Assault and Battery – Is it a Criminal or Civil Action?

Anyone who suffers a sudden or unexpected serious attack from another person or group of people should immediately take three steps: make a police report at the location, seek out immediate medical attention, and then call a personal injury law firm to file a claim against the offender.

One must realize that this is a serious crime. If you have been in a situation where you feared for your safety or were injured by another, you may have grounds for a civil tort case under the theories of assault or battery or both.

Assault and battery are intentional torts, meaning they can serve as the basis for a civil lawsuit demanding compensation in the form of money damages. But in every state, assault and battery are also crimes, meaning that assault and battery can also result in prosecution by the state and, if the accused is found guilty, can result in jail time.

Assault and Battery: Defined

Next, it is important to understand the difference between an assault and a battery. These terms are often used interchangeably but actually mean very different things in the area of tort law.
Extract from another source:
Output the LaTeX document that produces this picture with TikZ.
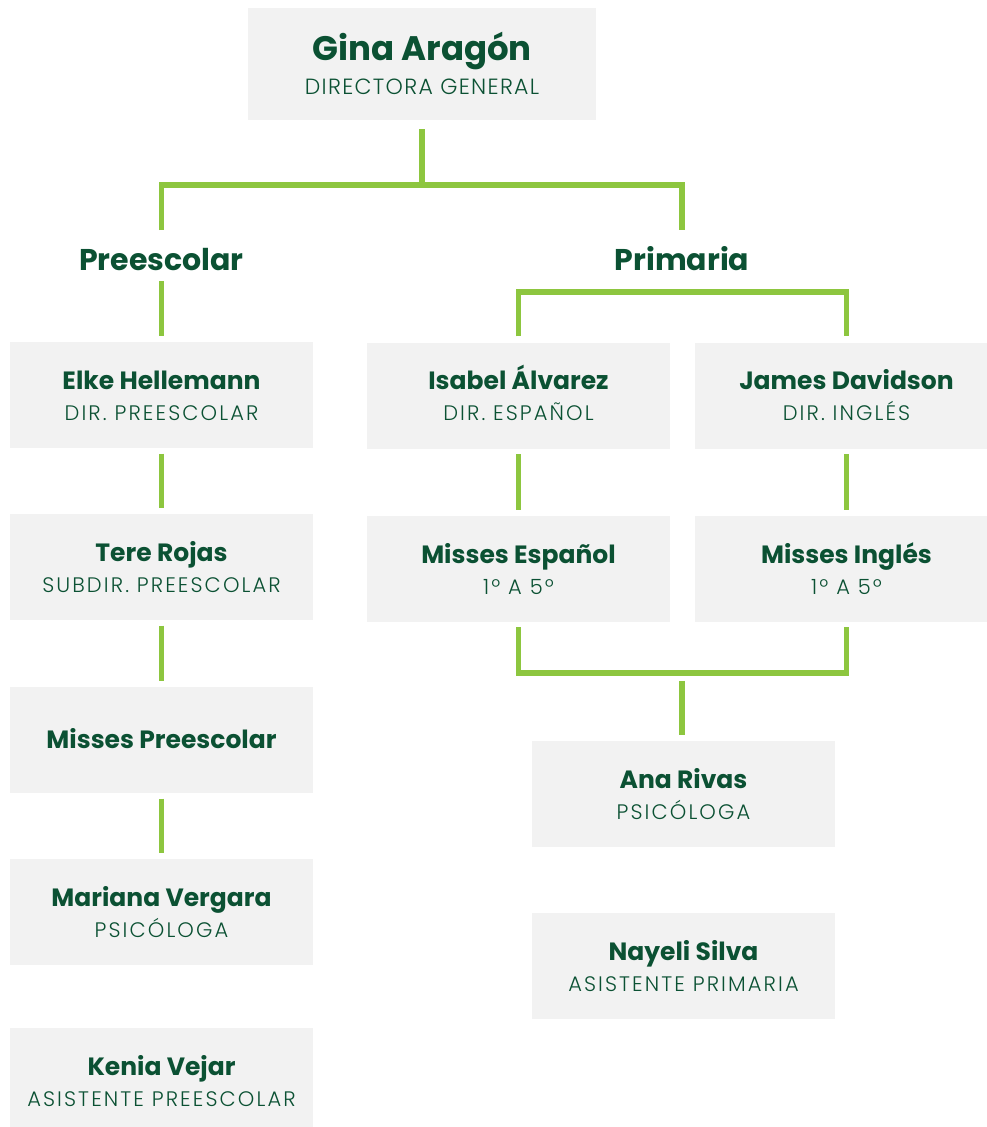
\documentclass[tikz,border=0pt]{standalone}
\usepackage{fontspec}
\setmainfont{Poppins}
\newfontfamily\ligera{Poppins}[UprightFont={* Light},LetterSpace=10]
\usetikzlibrary{calc,positioning}
\definecolor{verde}{HTML}{8DC63F}
\definecolor{pino}{HTML}{0B5133}
\definecolor{gris}{HTML}{F2F2F2}

\tikzset{
  caja/.style={rectangle, fill=gris, minimum width=303pt, minimum height=106pt, inner sep=0pt},
  nombre/.style={anchor=base, text=pino, font=\fontsize{25}{30}\selectfont\bfseries},
  cargo/.style={anchor=base, text=pino, font=\ligera\fontsize{21}{25}\selectfont},
  titulo/.style={anchor=base, text=pino, font=\fontsize{30}{36}\selectfont\bfseries},
  rama/.style={draw=verde, line width=5.5pt},
  enlace/.style={rama, shorten <=5.5pt, shorten >=5.5pt}
}

% caja con nombre y cargo
\newcommand\persona[5]{%
  \node (#1) [caja] at (#2,#3) {};
  \node (#1-n) [nombre] at ($(#1.center)+(0,-6)$) {#4};
  \node (#1-c) [cargo] at ($(#1.center)+(0,25)$) {#5};
}

\begin{document}
\begin{tikzpicture}[x=1pt,y=-1pt]
\useasboundingbox (0,0) rectangle (986,1127);

% direccion general
\node (gina) [caja, minimum width=348pt, minimum height=112pt] at (422,64) {};
\node (gina-n) [nombre, font=\fontsize{34}{40}\selectfont\bfseries] at (422,60) {Gina Aragón};
\node (gina-c) [cargo, font=\ligera\fontsize{22}{26}\selectfont\addfontfeature{LetterSpace=6}] at (422,94) {DIRECTORA GENERAL};

\node (pre) [titulo] at (161.5,270.7) {Preescolar};
\node (prim) [titulo] at (682,270.7) {Primaria};

\draw [rama] ($(gina.south)+(0,9)$) -- ($(gina.south)+(0,65)$);
\draw [rama] ($(pre.base)+(0,-40.7)$) |- ($(prim.base)+(0,-85.7)$) -- ($(prim.base)+(0,-40.7)$);

% preescolar
\persona{elke}{161.5}{395}{Elke Hellemann}{DIR. PREESCOLAR}
\persona{tere}{161.5}{567}{Tere Rojas}{SUBDIR. PREESCOLAR}
\node (mpre) [caja] at (161.5,740) {};
\node (mpre-n) [nombre] at ($(mpre.center)+(0,8)$) {Misses Preescolar};
\persona{mariana}{161.5}{912}{Mariana Vergara}{PSICÓLOGA}
\persona{kenia}{161.5}{1081}{Kenia Vejar}{ASISTENTE PREESCOLAR}

\draw [rama] ($(pre.base)+(0,10.3)$) -- ($(elke.north)+(0,-6)$);
\draw [enlace] (elke) -- (tere);
\draw [enlace] (tere) -- (mpre);
\draw [enlace] (mpre) -- (mariana);

% primaria
\persona{isabel}{518.5}{395.5}{Isabel Álvarez}{DIR. ESPAÑOL}
\persona{james}{846.5}{395.5}{James Davidson}{DIR. INGLÉS}
\persona{mesp}{518.5}{569}{Misses Español}{1º A 5º}
\persona{ming}{846.5}{569}{Misses Inglés}{1º A 5º}
\persona{ana}{683.5}{794}{Ana Rivas}{PSICÓLOGA}
\persona{nayeli}{683.5}{966}{Nayeli Silva}{ASISTENTE PRIMARIA}

\draw [rama] ($(isabel.north)+(0,-6)$) |- ($(prim.base)+(0,21.3)$) -| ($(james.north)+(0,-6)$);
\draw [enlace] (isabel) -- (mesp);
\draw [enlace] (james) -- (ming);
\draw [rama] ($(mesp.south)+(0,5)$) -- ++(0,46) -| ($(ming.south)+(0,5)$);
\coordinate (union) at ($(ana.north)+(-1.5,-68)$);
\draw [rama] ($(union)+(0,8)$) -- ($(ana.north)+(-1.5,-6)$);
\end{tikzpicture}
\end{document}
An assault is “the attempt or threat to inflict injury on another person when coupled with the apparent ability to carry out the attempt or threat.” So, there is no physical contact but rather the attempt or threat of unwanted physical contact and the apparent means to be able to do it.

For example, if someone says “I’m going to shoot you” and is pointing a gun at you, you have the threat coupled with the apparent ability to carry out the threat. As long as you believe the gun is loaded, the apparent ability to carry out the threat is present.

A battery, on the other hand, is “unwelcome physical contact.” It doesn’t necessarily require that the contact be strong or forceful – unwelcome sexual contact is also considered battery. Other examples of battery include hitting or punching. It can also include spitting on a person or throwing something at them.

Personal Injury Lawyers

Personal injury lawyers represent victims, or families of victims, that have suffered physically, emotionally, and mentally following a wrongful injury or accident. They are helpful to victims and their families that have sustained serious injuries as a result of another’s negligence or poor choices. Assault, and battery, is illegal in our country. So if a person intentionally harms or injures another person out of malice, it is considered a serious crime. No one should have to ever face a physical altercation, but they do take place nonetheless. And when they do, justice is deserved. Fortunately, personal injury lawyers have the passion and resources to obtain this kind of justice, and remain focused on the victims, their families, and everyone’s best interests.